TASK PROMPT> Copy, character for character, the lines running from the one with "Reproduce this chart with Plotly.js." to the one with "const ticksY = [0, 2, 4, 6, 8, 10, 12, 14];", ends included. Leave out every other line.

[Code that draws figures]
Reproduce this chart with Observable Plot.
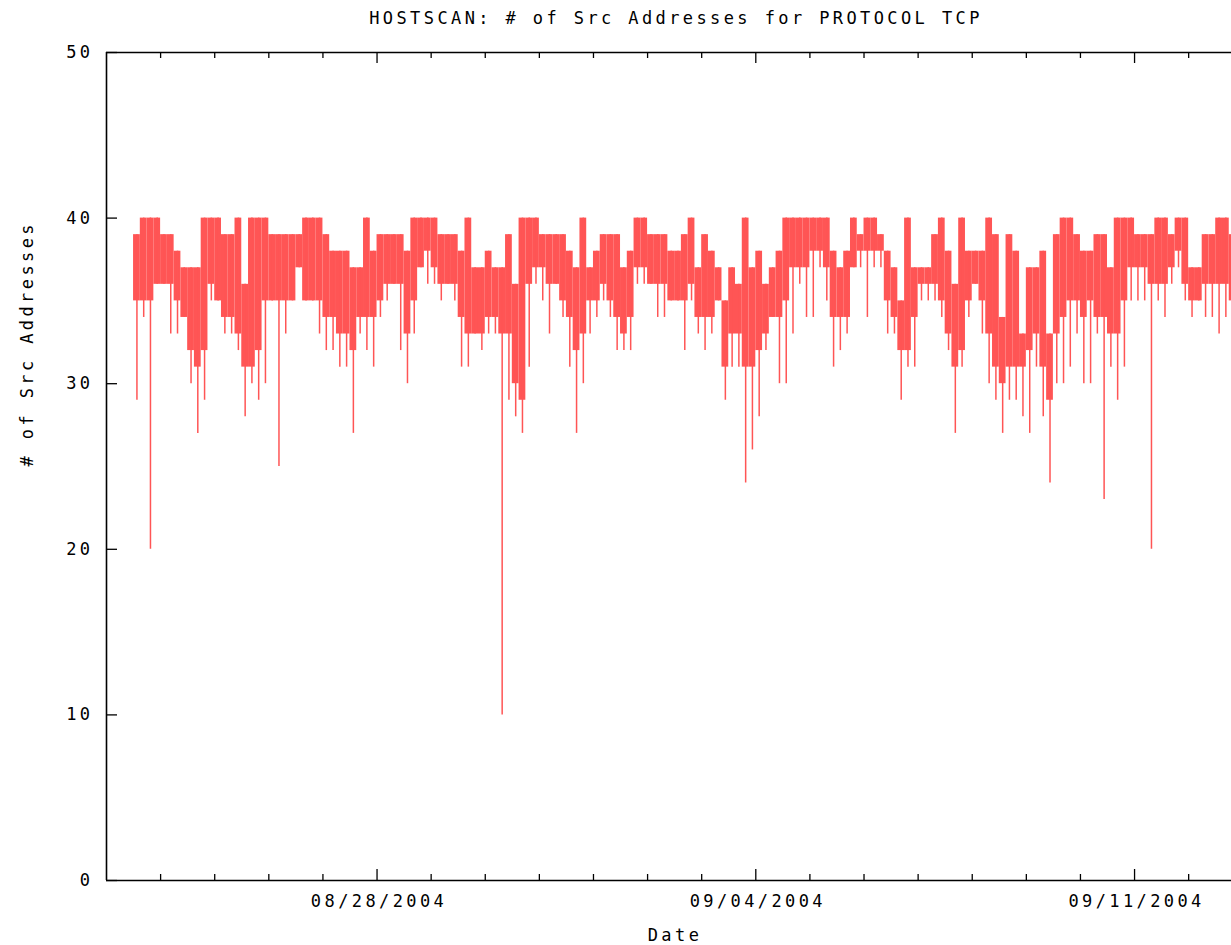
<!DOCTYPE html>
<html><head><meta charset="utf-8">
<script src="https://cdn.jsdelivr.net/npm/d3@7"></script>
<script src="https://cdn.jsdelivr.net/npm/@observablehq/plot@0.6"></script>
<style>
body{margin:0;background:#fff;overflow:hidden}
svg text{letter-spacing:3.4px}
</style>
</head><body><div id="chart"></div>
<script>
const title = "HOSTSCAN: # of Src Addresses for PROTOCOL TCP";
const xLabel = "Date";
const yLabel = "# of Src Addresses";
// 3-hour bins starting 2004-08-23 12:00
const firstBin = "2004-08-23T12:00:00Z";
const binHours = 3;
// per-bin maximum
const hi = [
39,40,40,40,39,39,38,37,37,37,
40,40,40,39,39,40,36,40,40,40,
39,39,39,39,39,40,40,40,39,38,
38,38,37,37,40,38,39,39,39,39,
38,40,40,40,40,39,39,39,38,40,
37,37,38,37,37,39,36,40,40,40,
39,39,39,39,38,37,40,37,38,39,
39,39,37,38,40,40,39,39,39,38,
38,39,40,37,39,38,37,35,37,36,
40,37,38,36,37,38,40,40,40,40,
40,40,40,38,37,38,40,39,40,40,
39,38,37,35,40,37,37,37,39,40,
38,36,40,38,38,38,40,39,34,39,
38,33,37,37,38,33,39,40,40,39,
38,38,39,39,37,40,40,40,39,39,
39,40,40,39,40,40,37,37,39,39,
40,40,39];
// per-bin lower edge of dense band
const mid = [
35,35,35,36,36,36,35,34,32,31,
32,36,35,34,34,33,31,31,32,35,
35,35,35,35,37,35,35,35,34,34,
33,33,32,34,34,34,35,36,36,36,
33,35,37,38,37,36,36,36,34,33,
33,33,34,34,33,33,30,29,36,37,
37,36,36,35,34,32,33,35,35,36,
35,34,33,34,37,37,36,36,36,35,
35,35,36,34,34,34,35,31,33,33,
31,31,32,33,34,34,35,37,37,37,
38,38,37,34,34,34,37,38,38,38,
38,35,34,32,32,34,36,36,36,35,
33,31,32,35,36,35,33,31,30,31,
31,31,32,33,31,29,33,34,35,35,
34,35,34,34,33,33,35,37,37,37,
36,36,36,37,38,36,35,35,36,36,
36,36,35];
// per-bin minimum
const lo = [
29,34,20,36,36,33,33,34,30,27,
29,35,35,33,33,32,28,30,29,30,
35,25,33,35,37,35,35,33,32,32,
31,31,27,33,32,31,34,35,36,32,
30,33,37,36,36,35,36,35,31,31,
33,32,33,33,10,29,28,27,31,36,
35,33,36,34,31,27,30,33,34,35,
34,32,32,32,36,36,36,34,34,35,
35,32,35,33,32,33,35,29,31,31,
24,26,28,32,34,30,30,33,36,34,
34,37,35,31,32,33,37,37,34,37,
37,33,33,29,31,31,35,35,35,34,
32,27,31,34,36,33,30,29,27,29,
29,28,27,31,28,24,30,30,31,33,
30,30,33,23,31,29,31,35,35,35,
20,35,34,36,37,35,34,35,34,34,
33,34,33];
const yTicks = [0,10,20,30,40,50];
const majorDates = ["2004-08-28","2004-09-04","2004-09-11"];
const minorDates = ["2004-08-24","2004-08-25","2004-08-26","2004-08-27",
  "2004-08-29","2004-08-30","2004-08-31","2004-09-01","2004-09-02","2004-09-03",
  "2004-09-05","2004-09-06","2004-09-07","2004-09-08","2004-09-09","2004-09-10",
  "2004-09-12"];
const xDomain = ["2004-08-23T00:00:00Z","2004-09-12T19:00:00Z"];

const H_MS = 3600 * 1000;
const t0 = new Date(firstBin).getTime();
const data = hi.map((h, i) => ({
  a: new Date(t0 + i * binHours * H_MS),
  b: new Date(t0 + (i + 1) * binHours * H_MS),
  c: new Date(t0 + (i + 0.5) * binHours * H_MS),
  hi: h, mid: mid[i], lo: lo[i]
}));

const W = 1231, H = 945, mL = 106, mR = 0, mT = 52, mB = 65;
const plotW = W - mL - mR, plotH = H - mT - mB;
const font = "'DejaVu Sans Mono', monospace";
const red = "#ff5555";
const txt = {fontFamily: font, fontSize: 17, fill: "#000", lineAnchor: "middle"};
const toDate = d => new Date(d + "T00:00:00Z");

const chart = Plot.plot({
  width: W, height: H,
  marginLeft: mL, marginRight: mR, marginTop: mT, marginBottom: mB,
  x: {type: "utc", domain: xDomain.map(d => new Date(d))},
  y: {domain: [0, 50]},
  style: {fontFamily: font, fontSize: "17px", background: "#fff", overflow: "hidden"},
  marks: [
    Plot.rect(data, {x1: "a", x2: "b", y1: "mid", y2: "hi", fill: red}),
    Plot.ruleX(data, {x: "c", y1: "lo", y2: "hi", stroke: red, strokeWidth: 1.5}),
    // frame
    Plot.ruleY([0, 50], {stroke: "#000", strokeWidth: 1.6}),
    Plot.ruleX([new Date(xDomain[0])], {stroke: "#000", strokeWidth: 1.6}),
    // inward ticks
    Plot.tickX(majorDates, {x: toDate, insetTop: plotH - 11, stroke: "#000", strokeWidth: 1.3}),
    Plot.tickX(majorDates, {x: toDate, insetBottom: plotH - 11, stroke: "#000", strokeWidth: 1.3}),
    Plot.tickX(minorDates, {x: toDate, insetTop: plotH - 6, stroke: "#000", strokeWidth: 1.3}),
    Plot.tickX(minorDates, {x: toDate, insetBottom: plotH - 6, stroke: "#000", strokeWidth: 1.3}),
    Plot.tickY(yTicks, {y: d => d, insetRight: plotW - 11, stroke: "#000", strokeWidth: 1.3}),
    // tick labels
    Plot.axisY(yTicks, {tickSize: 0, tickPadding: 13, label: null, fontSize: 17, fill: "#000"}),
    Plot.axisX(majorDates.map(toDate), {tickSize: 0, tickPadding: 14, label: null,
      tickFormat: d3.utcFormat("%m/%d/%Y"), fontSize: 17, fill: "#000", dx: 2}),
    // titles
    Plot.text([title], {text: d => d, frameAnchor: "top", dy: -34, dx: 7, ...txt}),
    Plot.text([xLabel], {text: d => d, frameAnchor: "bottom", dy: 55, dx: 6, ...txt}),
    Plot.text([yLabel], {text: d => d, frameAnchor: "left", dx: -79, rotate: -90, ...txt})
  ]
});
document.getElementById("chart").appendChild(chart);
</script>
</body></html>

---

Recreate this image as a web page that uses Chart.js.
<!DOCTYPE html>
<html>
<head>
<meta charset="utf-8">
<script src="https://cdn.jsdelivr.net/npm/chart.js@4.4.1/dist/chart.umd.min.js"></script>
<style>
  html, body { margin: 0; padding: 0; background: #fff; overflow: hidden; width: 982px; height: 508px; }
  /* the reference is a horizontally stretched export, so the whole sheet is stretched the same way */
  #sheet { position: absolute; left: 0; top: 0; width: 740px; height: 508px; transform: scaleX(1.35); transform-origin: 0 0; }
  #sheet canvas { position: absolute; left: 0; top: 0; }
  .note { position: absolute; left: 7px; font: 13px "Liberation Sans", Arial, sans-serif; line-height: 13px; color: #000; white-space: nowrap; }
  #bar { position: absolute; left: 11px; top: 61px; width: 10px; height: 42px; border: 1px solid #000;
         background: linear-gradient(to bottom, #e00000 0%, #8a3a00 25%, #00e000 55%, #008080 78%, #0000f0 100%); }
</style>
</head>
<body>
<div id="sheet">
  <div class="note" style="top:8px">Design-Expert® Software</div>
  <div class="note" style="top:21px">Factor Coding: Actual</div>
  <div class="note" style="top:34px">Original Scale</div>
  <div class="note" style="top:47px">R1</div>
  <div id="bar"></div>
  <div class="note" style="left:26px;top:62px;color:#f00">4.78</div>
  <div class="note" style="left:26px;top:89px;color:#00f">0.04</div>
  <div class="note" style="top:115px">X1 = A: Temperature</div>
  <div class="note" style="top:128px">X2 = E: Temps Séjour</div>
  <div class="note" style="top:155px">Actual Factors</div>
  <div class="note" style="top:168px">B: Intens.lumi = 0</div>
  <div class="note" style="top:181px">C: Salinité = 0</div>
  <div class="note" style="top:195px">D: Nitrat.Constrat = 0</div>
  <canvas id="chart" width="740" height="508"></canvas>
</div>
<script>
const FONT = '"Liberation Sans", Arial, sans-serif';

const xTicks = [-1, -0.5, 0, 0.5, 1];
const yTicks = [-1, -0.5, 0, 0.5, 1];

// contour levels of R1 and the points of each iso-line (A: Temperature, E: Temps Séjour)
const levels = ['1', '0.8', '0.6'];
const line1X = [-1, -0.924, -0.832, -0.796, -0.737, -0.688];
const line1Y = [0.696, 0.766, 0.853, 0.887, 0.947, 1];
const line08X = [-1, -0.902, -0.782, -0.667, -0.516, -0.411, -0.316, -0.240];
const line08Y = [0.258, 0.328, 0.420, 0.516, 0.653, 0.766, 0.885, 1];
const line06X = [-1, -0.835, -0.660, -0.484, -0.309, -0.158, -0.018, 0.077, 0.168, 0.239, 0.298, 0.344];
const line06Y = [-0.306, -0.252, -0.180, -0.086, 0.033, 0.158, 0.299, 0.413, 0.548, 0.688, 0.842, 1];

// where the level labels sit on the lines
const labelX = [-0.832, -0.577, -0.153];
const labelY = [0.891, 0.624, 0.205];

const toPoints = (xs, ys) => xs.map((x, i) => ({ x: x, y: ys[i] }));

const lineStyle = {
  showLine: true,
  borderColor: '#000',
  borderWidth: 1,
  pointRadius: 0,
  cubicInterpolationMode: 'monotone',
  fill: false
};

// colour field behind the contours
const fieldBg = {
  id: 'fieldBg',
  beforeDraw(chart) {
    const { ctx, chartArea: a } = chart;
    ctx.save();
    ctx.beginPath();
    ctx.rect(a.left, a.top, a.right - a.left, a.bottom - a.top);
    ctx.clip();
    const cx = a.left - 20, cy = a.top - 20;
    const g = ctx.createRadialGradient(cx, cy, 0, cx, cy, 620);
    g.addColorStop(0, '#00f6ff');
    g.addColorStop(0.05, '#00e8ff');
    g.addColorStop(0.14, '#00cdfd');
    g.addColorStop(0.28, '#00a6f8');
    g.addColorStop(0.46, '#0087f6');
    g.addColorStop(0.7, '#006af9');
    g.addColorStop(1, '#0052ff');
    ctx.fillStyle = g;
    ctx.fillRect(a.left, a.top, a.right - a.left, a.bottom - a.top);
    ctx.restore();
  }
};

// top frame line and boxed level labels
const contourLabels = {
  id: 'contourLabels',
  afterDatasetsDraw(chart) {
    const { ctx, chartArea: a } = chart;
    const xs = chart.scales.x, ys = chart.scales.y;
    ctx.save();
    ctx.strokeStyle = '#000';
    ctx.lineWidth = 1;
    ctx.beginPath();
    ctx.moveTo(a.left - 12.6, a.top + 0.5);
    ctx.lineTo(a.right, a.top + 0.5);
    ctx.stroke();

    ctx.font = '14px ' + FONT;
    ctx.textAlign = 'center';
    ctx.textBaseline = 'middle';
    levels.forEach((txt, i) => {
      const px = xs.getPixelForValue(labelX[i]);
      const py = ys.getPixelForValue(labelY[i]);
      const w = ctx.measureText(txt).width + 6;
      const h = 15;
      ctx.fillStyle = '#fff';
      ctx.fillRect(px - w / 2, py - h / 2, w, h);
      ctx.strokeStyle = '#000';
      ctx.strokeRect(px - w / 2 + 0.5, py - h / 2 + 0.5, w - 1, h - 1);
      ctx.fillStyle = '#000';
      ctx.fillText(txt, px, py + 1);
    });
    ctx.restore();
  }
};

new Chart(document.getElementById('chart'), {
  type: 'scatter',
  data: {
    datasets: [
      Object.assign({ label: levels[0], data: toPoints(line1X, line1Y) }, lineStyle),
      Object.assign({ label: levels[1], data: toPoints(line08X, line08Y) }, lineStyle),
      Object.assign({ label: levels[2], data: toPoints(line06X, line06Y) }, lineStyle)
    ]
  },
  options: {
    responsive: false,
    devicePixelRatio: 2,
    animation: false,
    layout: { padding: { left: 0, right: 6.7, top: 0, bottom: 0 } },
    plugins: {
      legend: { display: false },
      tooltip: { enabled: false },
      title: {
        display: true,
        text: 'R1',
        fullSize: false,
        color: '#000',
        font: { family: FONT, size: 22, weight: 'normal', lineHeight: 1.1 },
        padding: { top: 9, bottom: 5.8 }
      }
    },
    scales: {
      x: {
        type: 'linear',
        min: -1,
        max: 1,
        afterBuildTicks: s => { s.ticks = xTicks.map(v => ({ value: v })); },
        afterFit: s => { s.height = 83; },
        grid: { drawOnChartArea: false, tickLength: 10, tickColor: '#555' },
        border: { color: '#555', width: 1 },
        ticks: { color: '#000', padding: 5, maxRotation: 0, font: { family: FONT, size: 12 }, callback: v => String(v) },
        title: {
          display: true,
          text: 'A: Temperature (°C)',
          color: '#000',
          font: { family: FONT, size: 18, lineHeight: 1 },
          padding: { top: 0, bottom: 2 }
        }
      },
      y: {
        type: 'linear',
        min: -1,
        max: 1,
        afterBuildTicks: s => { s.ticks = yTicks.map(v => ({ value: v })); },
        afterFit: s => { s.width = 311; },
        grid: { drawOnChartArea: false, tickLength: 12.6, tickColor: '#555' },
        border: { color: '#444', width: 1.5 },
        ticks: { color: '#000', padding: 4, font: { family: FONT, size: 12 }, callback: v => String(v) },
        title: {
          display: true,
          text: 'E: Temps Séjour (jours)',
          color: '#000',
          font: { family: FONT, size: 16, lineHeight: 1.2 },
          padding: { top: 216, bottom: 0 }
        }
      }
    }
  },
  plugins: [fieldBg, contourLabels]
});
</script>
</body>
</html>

---

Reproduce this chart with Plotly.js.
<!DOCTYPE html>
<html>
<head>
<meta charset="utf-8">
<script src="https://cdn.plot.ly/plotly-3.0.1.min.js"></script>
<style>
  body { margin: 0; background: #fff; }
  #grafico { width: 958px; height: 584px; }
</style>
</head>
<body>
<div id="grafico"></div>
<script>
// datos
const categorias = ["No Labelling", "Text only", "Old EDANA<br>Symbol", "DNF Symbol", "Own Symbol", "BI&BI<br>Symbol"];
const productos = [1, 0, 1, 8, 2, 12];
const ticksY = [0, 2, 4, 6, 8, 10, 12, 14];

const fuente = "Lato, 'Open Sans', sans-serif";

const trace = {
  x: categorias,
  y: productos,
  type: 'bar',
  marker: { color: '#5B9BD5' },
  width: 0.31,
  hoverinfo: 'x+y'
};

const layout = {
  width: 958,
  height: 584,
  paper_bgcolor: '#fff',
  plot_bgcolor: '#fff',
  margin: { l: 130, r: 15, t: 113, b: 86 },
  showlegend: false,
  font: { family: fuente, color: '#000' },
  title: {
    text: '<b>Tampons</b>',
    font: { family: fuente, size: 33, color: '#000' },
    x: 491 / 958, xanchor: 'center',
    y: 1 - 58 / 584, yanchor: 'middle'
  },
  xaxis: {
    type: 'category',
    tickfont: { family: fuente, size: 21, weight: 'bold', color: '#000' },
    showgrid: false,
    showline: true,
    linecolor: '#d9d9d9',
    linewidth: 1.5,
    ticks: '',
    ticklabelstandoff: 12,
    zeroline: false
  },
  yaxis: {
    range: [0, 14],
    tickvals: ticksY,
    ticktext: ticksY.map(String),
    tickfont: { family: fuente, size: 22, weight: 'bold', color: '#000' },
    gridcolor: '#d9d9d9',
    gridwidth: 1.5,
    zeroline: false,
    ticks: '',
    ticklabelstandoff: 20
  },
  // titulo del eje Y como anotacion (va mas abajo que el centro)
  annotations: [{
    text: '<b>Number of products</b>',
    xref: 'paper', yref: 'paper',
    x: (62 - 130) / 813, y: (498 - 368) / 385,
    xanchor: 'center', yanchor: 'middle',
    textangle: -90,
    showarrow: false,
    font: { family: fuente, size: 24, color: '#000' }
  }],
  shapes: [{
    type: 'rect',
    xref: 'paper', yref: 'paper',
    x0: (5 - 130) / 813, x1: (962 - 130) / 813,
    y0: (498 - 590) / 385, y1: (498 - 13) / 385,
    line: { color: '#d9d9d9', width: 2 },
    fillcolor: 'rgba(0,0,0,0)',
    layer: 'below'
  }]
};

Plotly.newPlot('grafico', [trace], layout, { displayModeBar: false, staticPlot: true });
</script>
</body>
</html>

FINISHED EXERCISE>
Reproduce this chart with Plotly.js.
<!DOCTYPE html>
<html>
<head>
<meta charset="utf-8">
<script src="https://cdn.plot.ly/plotly-3.0.1.min.js"></script>
<style>
  body { margin: 0; background: #fff; }
  #grafico { width: 958px; height: 584px; }
</style>
</head>
<body>
<div id="grafico"></div>
<script>
// datos
const categorias = ["No Labelling", "Text only", "Old EDANA<br>Symbol", "DNF Symbol", "Own Symbol", "BI&BI<br>Symbol"];
const productos = [1, 0, 1, 8, 2, 12];
const ticksY = [0, 2, 4, 6, 8, 10, 12, 14];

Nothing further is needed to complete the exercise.